La utilización del hierro en la arquitectura no puede ser considerada una novedad propia del siglo XIX. Desde muy antiguo se habían servido de él, aunque siempre de manera episódica, como complemento, a base de piezas limitadas que difícilmente podían alcanzar medidas excesivamente grandes. Todo ello debido en buena parte a la falta de conocimiento que hasta mediados del siglo XVIII se tuvo de su elaboración. Con el desarrollo industrial se logran progresos acelerados para, en los primeros años del siglo XIX, encontrarnos con las primeras obras de envergadura. Inglaterra es la pionera en este tipo de construcciones, gracias al desarrollo mucho más avanzado de su industria, de modo que en 1801 aparece ya realizada la fábrica de hilados de algodón Philip & Lee en Manchester. En 1818 Nash emplea estructuras de este material para el pabellón real de Brighton... Pero la revolución industrial trajo otros muchos cambios de la índole más diversa; el desarrollo poblacional fue gigantesco, necesitándose como consecuencia nuevos servicios o mejora de los ya existentes. Todo ello dentro de una política de superación en el rendimiento que obligaba a nuevos sistemas de productividad. Junto al hierro figura como novedad el vidrio, que experimenta grandes progresos técnicos hasta el punto de que a comienzos del siglo XIX se logran fabricar piezas de dimensiones insospechadas hasta el momento. También es Inglaterra en este caso la adelantada, aunque el verdadero empuje no se logre hasta la derrota de Napoleón.

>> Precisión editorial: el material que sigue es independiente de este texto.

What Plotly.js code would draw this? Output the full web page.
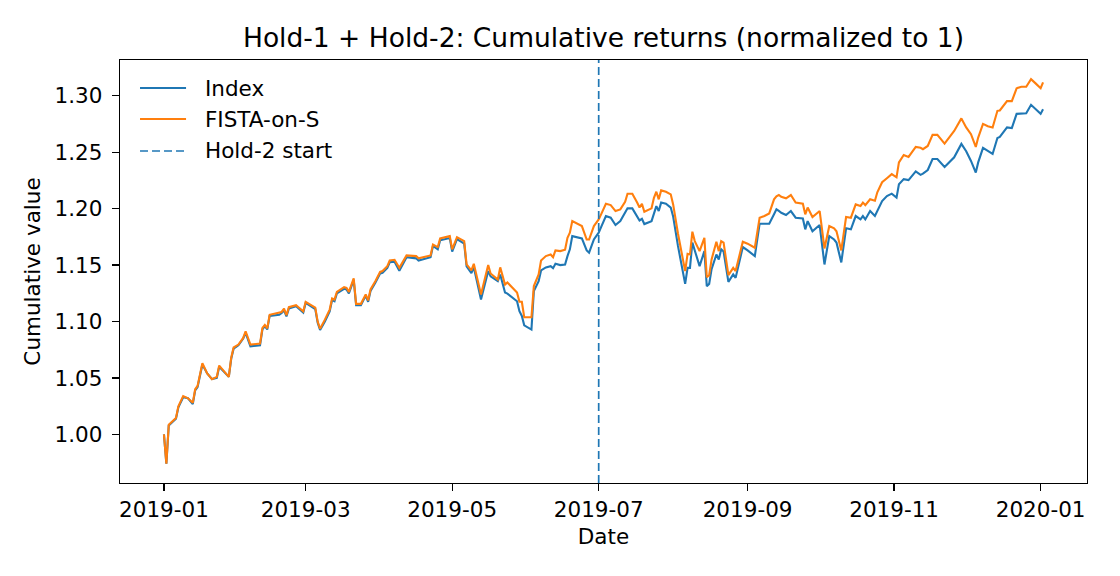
<!DOCTYPE html>
<html>
<head>
<meta charset="utf-8">
<script src="https://cdn.plot.ly/plotly-3.0.1.min.js"></script>
<style>
  html, body { margin: 0; padding: 0; background: #ffffff; }
  #chart { width: 1120px; height: 576px; }
</style>
</head>
<body>
<div id="chart"></div>
<script>
const dates = [
  "2019-01-01","2019-01-02","2019-01-03","2019-01-06","2019-01-07","2019-01-09","2019-01-11","2019-01-13","2019-01-14","2019-01-15",
  "2019-01-17","2019-01-19","2019-01-21","2019-01-23","2019-01-24","2019-01-26","2019-01-28","2019-01-29","2019-01-30","2019-02-01",
  "2019-02-03","2019-02-04","2019-02-06","2019-02-10","2019-02-11","2019-02-12","2019-02-13","2019-02-14","2019-02-18","2019-02-19",
  "2019-02-20","2019-02-21","2019-02-22","2019-02-25","2019-02-26","2019-02-28","2019-03-01","2019-03-05","2019-03-06","2019-03-07",
  "2019-03-09","2019-03-11","2019-03-12","2019-03-13","2019-03-14","2019-03-17","2019-03-18","2019-03-19","2019-03-21","2019-03-22",
  "2019-03-24","2019-03-26","2019-03-27","2019-03-28","2019-03-30","2019-04-01","2019-04-02","2019-04-04","2019-04-05","2019-04-07",
  "2019-04-09","2019-04-10","2019-04-12","2019-04-16","2019-04-17","2019-04-22","2019-04-23","2019-04-25","2019-04-26","2019-04-30",
  "2019-05-01","2019-05-03","2019-05-06","2019-05-07","2019-05-09","2019-05-10","2019-05-13","2019-05-16","2019-05-17","2019-05-20",
  "2019-05-21","2019-05-23","2019-05-24","2019-05-28","2019-05-29","2019-05-30","2019-05-31","2019-06-03","2019-06-04","2019-06-06",
  "2019-06-07","2019-06-09","2019-06-11","2019-06-12","2019-06-13","2019-06-15","2019-06-17","2019-06-18","2019-06-19","2019-06-20",
  "2019-06-24","2019-06-26","2019-06-27","2019-06-29","2019-07-01","2019-07-02","2019-07-04","2019-07-06","2019-07-08","2019-07-10",
  "2019-07-12","2019-07-13","2019-07-15","2019-07-17","2019-07-18","2019-07-19","2019-07-20","2019-07-23","2019-07-24","2019-07-25",
  "2019-07-26","2019-07-27","2019-07-29","2019-07-31","2019-08-01","2019-08-03","2019-08-06","2019-08-07","2019-08-08","2019-08-09",
  "2019-08-10","2019-08-12","2019-08-14","2019-08-15","2019-08-16","2019-08-17","2019-08-19","2019-08-20","2019-08-21","2019-08-22",
  "2019-08-24","2019-08-26","2019-08-27","2019-08-30","2019-09-01","2019-09-04","2019-09-06","2019-09-08","2019-09-10","2019-09-12",
  "2019-09-13","2019-09-14","2019-09-15","2019-09-17","2019-09-19","2019-09-21","2019-09-24","2019-09-25","2019-09-26","2019-09-28",
  "2019-10-01","2019-10-03","2019-10-05","2019-10-07","2019-10-08","2019-10-10","2019-10-12","2019-10-14","2019-10-16","2019-10-18",
  "2019-10-19","2019-10-20","2019-10-22","2019-10-24","2019-10-25","2019-10-26","2019-10-27","2019-10-29","2019-10-31","2019-11-02",
  "2019-11-03","2019-11-05","2019-11-07","2019-11-10","2019-11-12","2019-11-13","2019-11-15","2019-11-17","2019-11-19","2019-11-22",
  "2019-11-26","2019-11-29","2019-12-01","2019-12-03","2019-12-05","2019-12-06","2019-12-08","2019-12-10","2019-12-12","2019-12-14",
  "2019-12-15","2019-12-18","2019-12-20","2019-12-22","2019-12-24","2019-12-26","2019-12-28","2019-12-30","2020-01-01","2020-01-02"
];

const fistaValues = [
  1.000,0.974,1.0086,1.0145,1.025,1.034,1.032,1.028,1.040,1.043,
  1.063,1.054,1.049,1.051,1.061,1.056,1.051,1.068,1.077,1.0796,
  1.0855,1.0914,1.0796,1.0805,1.0943,1.097,1.094,1.106,1.1076,1.1085,
  1.1115,1.1056,1.1127,1.1145,1.1127,1.109,1.1175,1.1124,1.100,1.0937,
  1.1017,1.1106,1.1204,1.1195,1.1263,1.1305,1.1299,1.1263,1.1382,1.1157,
  1.1157,1.124,1.1187,1.1284,1.1358,1.144,1.1447,1.1491,1.1541,1.1547,
  1.1476,1.1512,1.1586,1.158,1.156,1.1586,1.1683,1.166,1.1737,1.1757,
  1.164,1.1748,1.1713,1.1506,1.1453,1.1512,1.124,1.150,1.1426,1.1373,
  1.148,1.1328,1.1346,1.1257,1.1175,1.1175,1.1038,1.1038,1.1314,1.1417,
  1.1541,1.158,1.1594,1.157,1.163,1.1624,1.1636,1.1742,1.1787,1.189,
  1.1846,1.1727,1.1727,1.1846,1.1905,1.195,1.2044,1.2032,1.1979,1.1994,
  1.2062,1.2133,1.2133,1.2054,1.201,1.2044,1.1973,1.2003,1.2097,1.215,
  1.2083,1.2162,1.215,1.2127,1.2038,1.178,1.1447,1.160,1.1594,1.1796,
  1.1713,1.1624,1.1742,1.1393,1.141,1.155,1.1707,1.1624,1.1713,1.170,
  1.1411,1.1476,1.1447,1.1707,1.169,1.1654,1.192,1.1935,1.1958,1.2083,
  1.211,1.2121,1.2105,1.2092,1.2121,1.2054,1.2044,1.195,1.201,1.1926,
  1.1979,1.1648,1.1846,1.1826,1.180,1.163,1.1926,1.192,1.2038,1.2023,
  1.2054,1.2032,1.2083,1.207,1.2145,1.219,1.2234,1.227,1.2306,1.2278,
  1.241,1.2476,1.2459,1.2547,1.254,1.2527,1.2556,1.2654,1.2654,1.2577,
  1.2689,1.280,1.272,1.266,1.2547,1.263,1.2751,1.273,1.272,1.2867,
  1.287,1.2953,1.2953,1.3067,1.308,1.308,1.3147,1.3108,1.3067,1.312
];

const indexValues = [
  1.000,0.974,1.008,1.014,1.024,1.033,1.032,1.027,1.039,1.042,
  1.062,1.054,1.049,1.050,1.060,1.055,1.051,1.067,1.076,1.079,
  1.085,1.090,1.078,1.079,1.093,1.096,1.093,1.105,1.106,1.1075,
  1.110,1.1045,1.1115,1.1135,1.1115,1.108,1.1165,1.111,1.099,1.0925,
  1.100,1.109,1.119,1.118,1.125,1.129,1.1285,1.125,1.137,1.1145,
  1.1145,1.123,1.1175,1.127,1.1345,1.1425,1.1432,1.1475,1.1525,1.153,
  1.145,1.149,1.157,1.156,1.154,1.157,1.167,1.164,1.172,1.174,
  1.162,1.173,1.169,1.149,1.143,1.148,1.1195,1.1447,1.140,1.1358,
  1.1417,1.1257,1.1248,1.118,1.1092,1.105,1.0967,1.0929,1.127,1.1358,
  1.1453,1.148,1.1491,1.1473,1.1512,1.150,1.1506,1.158,1.164,1.1757,
  1.1737,1.163,1.161,1.1727,1.1787,1.1837,1.1935,1.192,1.1855,1.189,
  1.1958,1.2003,1.2003,1.193,1.1896,1.191,1.1864,1.189,1.196,1.2023,
  1.1979,1.2054,1.2044,1.201,1.193,1.167,1.1334,1.1476,1.1476,1.170,
  1.163,1.1491,1.1624,1.1314,1.1334,1.1464,1.1594,1.155,1.164,1.162,
  1.1352,1.1417,1.1387,1.166,1.163,1.158,1.1867,1.1867,1.1867,1.195,
  1.1994,1.198,1.1964,1.1944,1.1979,1.192,1.1914,1.1817,1.189,1.180,
  1.1855,1.1506,1.1757,1.1727,1.170,1.1524,1.1826,1.1817,1.1935,1.1905,
  1.1935,1.1905,1.1979,1.1935,1.198,1.2038,1.2068,1.2112,1.2133,1.2098,
  1.2217,1.2262,1.2253,1.233,1.230,1.231,1.2343,1.244,1.244,1.237,
  1.2455,1.2574,1.2509,1.2423,1.232,1.241,1.2539,1.2512,1.2485,1.2627,
  1.2636,1.272,1.2714,1.284,1.2843,1.2845,1.292,1.288,1.284,1.288
];

const hold2Start = "2019-07-01";
const seriesNames = ["Index", "FISTA-on-S", "Hold-2 start"];
const xTickVals = ["2019-01-01","2019-03-01","2019-05-01","2019-07-01","2019-09-01","2019-11-01","2020-01-01"];
const xTickText = ["2019-01","2019-03","2019-05","2019-07","2019-09","2019-11","2020-01"];
const yTickVals = [1.00,1.05,1.10,1.15,1.20,1.25,1.30];

// axis ranges with 5% padding (matplotlib-like margins), computed from data
const tms = dates.map(d => new Date(d + "T00:00:00Z").getTime());
const tMin = Math.min(...tms), tMax = Math.max(...tms);
const tPad = (tMax - tMin) * 0.05;
const toIso = t => new Date(t).toISOString().slice(0, 19).replace("T", " ");
const allY = fistaValues.concat(indexValues);
const yMin = Math.min(...allY), yMax = Math.max(...allY);
const yPad = (yMax - yMin) * 0.05;
const yRange = [yMin - yPad, yMax + yPad];

const FONT = "DejaVu Sans, Verdana, sans-serif";
const FS = 21.5;
const colors = ["#1f77b4", "#ff7f0e", "#1f77b4"];
const dashes = ["solid", "solid", "8px,4px"];
const widths = [2.1, 2.1, 1.7];

const traces = [
  { x: dates, y: indexValues, type: "scatter", mode: "lines", name: seriesNames[0],
    line: { color: colors[0], width: widths[0] }, showlegend: false },
  { x: dates, y: fistaValues, type: "scatter", mode: "lines", name: seriesNames[1],
    line: { color: colors[1], width: widths[1] }, showlegend: false },
  { x: [hold2Start, hold2Start], y: yRange, type: "scatter", mode: "lines", name: seriesNames[2],
    line: { color: colors[2], width: widths[2], dash: dashes[2] }, showlegend: false }
];

// hand-placed legend (upper left, no frame), like matplotlib
const legRowsY = [0.9338, 0.8605, 0.7849];
const shapes = [], annotations = [];
seriesNames.forEach((nm, i) => {
  shapes.push({ type: "line", xref: "paper", yref: "paper",
    x0: 0.0207, x1: 0.0683, y0: legRowsY[i], y1: legRowsY[i],
    line: { color: colors[i], width: widths[i], dash: dashes[i] } });
  annotations.push({ text: nm, xref: "paper", yref: "paper", x: 0.0858, y: legRowsY[i],
    xanchor: "left", yanchor: "middle", showarrow: false,
    font: { family: FONT, size: FS, color: "#000000" } });
});

const layout = {
  width: 1120, height: 576,
  margin: { l: 120, r: 33, t: 60, b: 93 },
  paper_bgcolor: "#ffffff", plot_bgcolor: "#ffffff",
  font: { family: FONT, size: FS, color: "#000000" },
  title: { text: "Hold-1 + Hold-2: Cumulative returns (normalized to 1)",
           font: { family: FONT, size: 26.5, color: "#000000" },
           x: 0.5, xref: "paper", xanchor: "center", y: 1 - 38/576, yref: "container", yanchor: "middle" },
  showlegend: false,
  shapes: shapes,
  annotations: annotations,
  xaxis: {
    type: "date", range: [toIso(tMin - tPad), toIso(tMax + tPad)],
    tickvals: xTickVals, ticktext: xTickText,
    ticks: "outside", ticklen: 7, tickwidth: 1.3, tickcolor: "#000000",
    showline: true, linecolor: "#000000", linewidth: 1.3, mirror: true,
    showgrid: false, zeroline: false,
    tickfont: { family: FONT, size: FS, color: "#000000" },
    title: { text: "Date", font: { family: FONT, size: FS, color: "#000000" }, standoff: 8 }
  },
  yaxis: {
    range: yRange,
    tickvals: yTickVals, tickformat: ".2f",
    ticks: "outside", ticklen: 7, tickwidth: 1.3, tickcolor: "#000000",
    ticklabelstandoff: 5,
    showline: true, linecolor: "#000000", linewidth: 1.3, mirror: true,
    showgrid: false, zeroline: false,
    tickfont: { family: FONT, size: FS, color: "#000000" },
    title: { text: "Cumulative value", font: { family: FONT, size: FS, color: "#000000" }, standoff: 8 }
  }
};

Plotly.newPlot("chart", traces, layout, { displayModeBar: false, staticPlot: true });
</script>
</body>
</html>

Se investigan las posibilidades de este material y entre otras se descubren los recursos de la combinación hierro-cristal (Pabellón de Cristal de la Exposición Universal en Londres de 1851). El acero también se incorpora por sus excelentes cualidades a la construcción, pero ahora los caminos divergen, de modo que es sobre todo en América donde se aplicará a la construcción, cosa que apenas ocurre en Europa. Por último, el hormigón, descubierto, según Javier Hernando, en 1849 por J. Monnier, no es aceptado en principio y sólo a comienzos de siglo XX lo vemos usado mayoritariamente en algunos lugares y por algunos técnicos (Augusto Perret). Aún así, estos dos últimos materiales resultan minoritarios si se comparan con el uso que se da al primero. Indudablemente el nuevo material resultaba atractivo por las ventajas que podía ofrecer: unos espacios interiores diáfanos, mayor garantía a ciertos siniestros bastante frecuentes con los materiales tradicionales, sobre todo la madera, posibilidades mucho mayores de agilizar la construcción al realizarse con piezas hechas en serie y de producción abundante y rápida, etcétera. España, como es sabido, tuvo una expansión industrial tardía y de corto alcance, y esto tiene consecuencias inmediatas en el desarrollo de la arquitectura del hierro al ser igualmente tardía la llegada de estas nuevas técnicas. Ello conlleva también el hecho de que cronológicamente se detecten dos períodos: un primero donde vivimos por lo general a expensas de la industria y técnicas extranjeras y el segundo, con el auténtico desarrollo de esta industria, que se concreta en la aparición de fábricas y profesionales nacionales.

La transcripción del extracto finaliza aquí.